How AIDS Ends by San Francisco AIDS Foundation

How AIDS Ends by San Francisco AIDS Foundation

Author:San Francisco AIDS Foundation
Language: eng
Format: epub
Tags: HIV, AIDS, anthology, medicine, cure, epidemic
Publisher: BookBaby
Published: 2012-11-19T16:00:00+00:00


Lessons from History

By Dr. Robert Gallo

Robert Gallo, MD, and his co-workers co-discovered HIV as the cause of AIDS in 1984 and developed the first HIV blood test. His 1996 discovery that chemokines, chemicals produced by the immune system, can block HIV and halt progression to AIDS was a major scientific breakthrough in HIV treatment. Prior to the AIDS epidemic, Dr. Gallo was the first to identify a human retrovirus and the only known human leukemia virus, HTLV-1, one of few viruses shown to cause cancer in humans. He and his co-workers also discovered the human T-cell growth factor interleukin-2 (IL-2), one of the first cytokines, widely used by immunologists and essential in the laboratory culture growth of T cells for isolating retroviruses, including HIV. Dr. Gallo founded and directs the Institute of Human Virology, which harnesses multidisciplinary research, education, and clinical programs for the discovery of diagnostics and therapeutics for chronic and deadly viral and immune disorders. Most recently, he co-founded the Global Virus Network.

Sometimes it’s not clear where inspiration comes from, but for me, the impetus behind my career in medical science isn’t difficult to identify.

I was 12 or 13 years old when my younger sister was diagnosed with leukemia. Her illness brought me into contact with rationalists, scientists, pathologists—types of people I had never fully encountered before—and it impressed me at my young age. I also met doctors where she was hospitalized at what is now the Dana-Farber Cancer Institute; my family became friends with the late Dr. Sidney Farber. I saw medical researchers at work for the first time, and I understood the general goal of what they were trying to do—that is, to take things from guessing toward greater certainty. It must have had a very long-lasting impact.

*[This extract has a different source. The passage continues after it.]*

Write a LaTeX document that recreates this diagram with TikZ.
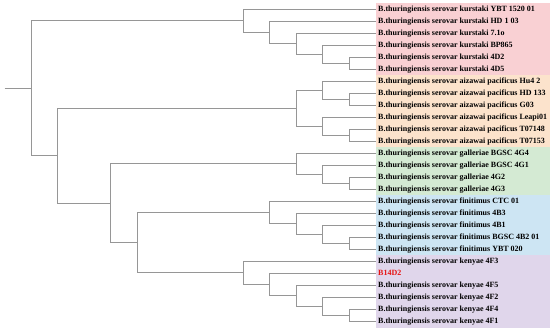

Even before then, I was exposed to scientific reasoning and concepts. Although my father earned college credits by correspondence course, he became an expert metallurgist and crowded the house with his journals. He was a tremendous worker and student; he did experimental metallurgy, and his work was actually used by the government. He was even sent to teach in South America when he was a young man.

Later, while my parents stayed by my sister’s side at that hospital in Boston, I lived for a time with one of my mother’s sisters, who had married a zoologist. He took me on vacations with his family and my cousins, and I witnessed my uncle’s insatiable curiosity; we would go to the sea, look under rocks, explore, etc. I think all of these things affected me deeply and influenced my eventual career.

When I came to the National Institutes of Health, I wanted to work on the biology of blood cells—and sure enough, little by little I got into leukemia research. Later I was influenced by a Chinese friend who had trained in two Nobel Prize–winning laboratories, and who eventually became a leading virologist at NIH. We played tennis together, and he urged me to get into virology; leukemia in animals, he explained, was often caused by these crazy viruses called “retroviruses.